**THE PROBLEM**
Restate the full listing word for word and leave the pictures out.

**DATA**
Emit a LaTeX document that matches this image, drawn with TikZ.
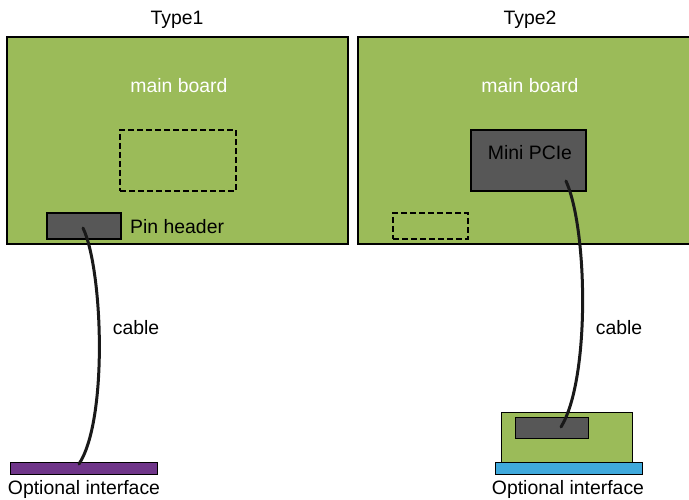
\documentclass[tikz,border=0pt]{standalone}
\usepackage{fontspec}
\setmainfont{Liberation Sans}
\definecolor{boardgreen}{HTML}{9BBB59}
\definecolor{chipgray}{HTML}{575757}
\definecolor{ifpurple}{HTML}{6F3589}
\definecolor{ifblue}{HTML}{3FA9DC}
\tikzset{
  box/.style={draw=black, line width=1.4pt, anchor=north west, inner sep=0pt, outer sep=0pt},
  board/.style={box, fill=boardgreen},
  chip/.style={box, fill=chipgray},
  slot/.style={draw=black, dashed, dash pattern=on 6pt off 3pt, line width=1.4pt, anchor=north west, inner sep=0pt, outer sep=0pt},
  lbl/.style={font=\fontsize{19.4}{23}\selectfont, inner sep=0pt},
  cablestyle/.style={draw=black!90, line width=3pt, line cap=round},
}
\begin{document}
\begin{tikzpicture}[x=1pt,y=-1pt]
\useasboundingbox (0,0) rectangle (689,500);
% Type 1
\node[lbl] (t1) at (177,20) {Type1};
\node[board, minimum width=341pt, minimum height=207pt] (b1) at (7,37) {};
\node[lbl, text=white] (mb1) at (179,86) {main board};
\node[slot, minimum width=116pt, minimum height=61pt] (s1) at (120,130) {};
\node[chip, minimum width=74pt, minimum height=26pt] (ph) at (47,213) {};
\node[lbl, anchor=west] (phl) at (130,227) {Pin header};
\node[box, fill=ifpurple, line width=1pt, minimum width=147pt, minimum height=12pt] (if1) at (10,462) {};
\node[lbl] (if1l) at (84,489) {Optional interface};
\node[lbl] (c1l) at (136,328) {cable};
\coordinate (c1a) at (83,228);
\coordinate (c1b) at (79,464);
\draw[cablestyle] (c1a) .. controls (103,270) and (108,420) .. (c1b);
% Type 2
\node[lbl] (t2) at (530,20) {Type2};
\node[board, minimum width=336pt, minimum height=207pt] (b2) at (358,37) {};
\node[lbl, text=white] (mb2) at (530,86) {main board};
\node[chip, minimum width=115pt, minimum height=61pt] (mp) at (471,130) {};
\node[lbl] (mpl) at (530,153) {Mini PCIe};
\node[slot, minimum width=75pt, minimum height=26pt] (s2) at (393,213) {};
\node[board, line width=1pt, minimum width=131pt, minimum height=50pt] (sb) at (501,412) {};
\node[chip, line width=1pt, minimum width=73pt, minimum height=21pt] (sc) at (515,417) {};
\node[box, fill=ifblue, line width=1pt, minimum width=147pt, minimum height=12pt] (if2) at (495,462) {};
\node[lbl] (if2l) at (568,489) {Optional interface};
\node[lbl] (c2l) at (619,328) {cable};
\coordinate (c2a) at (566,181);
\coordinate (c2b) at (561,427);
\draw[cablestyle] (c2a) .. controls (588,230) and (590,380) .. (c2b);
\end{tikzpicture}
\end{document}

**EXERCISE OUTPUT**
Emit a LaTeX document that matches this image, drawn with TikZ.
\documentclass[tikz,border=0pt]{standalone}
\usepackage{fontspec}
\setmainfont{Liberation Sans}
\definecolor{boardgreen}{HTML}{9BBB59}
\definecolor{chipgray}{HTML}{575757}
\definecolor{ifpurple}{HTML}{6F3589}
\definecolor{ifblue}{HTML}{3FA9DC}
\tikzset{
  box/.style={draw=black, line width=1.4pt, anchor=north west, inner sep=0pt, outer sep=0pt},
  board/.style={box, fill=boardgreen},
  chip/.style={box, fill=chipgray},
  slot/.style={draw=black, dashed, dash pattern=on 6pt off 3pt, line width=1.4pt, anchor=north west, inner sep=0pt, outer sep=0pt},
  lbl/.style={font=\fontsize{19.4}{23}\selectfont, inner sep=0pt},
  cablestyle/.style={draw=black!90, line width=3pt, line cap=round},
}
\begin{document}
\begin{tikzpicture}[x=1pt,y=-1pt]
\useasboundingbox (0,0) rectangle (689,500);
% Type 1
\node[lbl] (t1) at (177,20) {Type1};
\node[board, minimum width=341pt, minimum height=207pt] (b1) at (7,37) {};
\node[lbl, text=white] (mb1) at (179,86) {main board};
\node[slot, minimum width=116pt, minimum height=61pt] (s1) at (120,130) {};
\node[chip, minimum width=74pt, minimum height=26pt] (ph) at (47,213) {};
\node[lbl, anchor=west] (phl) at (130,227) {Pin header};
\node[box, fill=ifpurple, line width=1pt, minimum width=147pt, minimum height=12pt] (if1) at (10,462) {};
\node[lbl] (if1l) at (84,489) {Optional interface};
\node[lbl] (c1l) at (136,328) {cable};
\coordinate (c1a) at (83,228);
\coordinate (c1b) at (79,464);
\draw[cablestyle] (c1a) .. controls (103,270) and (108,420) .. (c1b);
% Type 2
\node[lbl] (t2) at (530,20) {Type2};
\node[board, minimum width=336pt, minimum height=207pt] (b2) at (358,37) {};
\node[lbl, text=white] (mb2) at (530,86) {main board};
\node[chip, minimum width=115pt, minimum height=61pt] (mp) at (471,130) {};
\node[lbl] (mpl) at (530,153) {Mini PCIe};
\node[slot, minimum width=75pt, minimum height=26pt] (s2) at (393,213) {};
\node[board, line width=1pt, minimum width=131pt, minimum height=50pt] (sb) at (501,412) {};
\node[chip, line width=1pt, minimum width=73pt, minimum height=21pt] (sc) at (515,417) {};
\node[box, fill=ifblue, line width=1pt, minimum width=147pt, minimum height=12pt] (if2) at (495,462) {};
\node[lbl] (if2l) at (568,489) {Optional interface};
\node[lbl] (c2l) at (619,328) {cable};
\coordinate (c2a) at (566,181);
\coordinate (c2b) at (561,427);
\draw[cablestyle] (c2a) .. controls (588,230) and (590,380) .. (c2b);
\end{tikzpicture}
\end{document}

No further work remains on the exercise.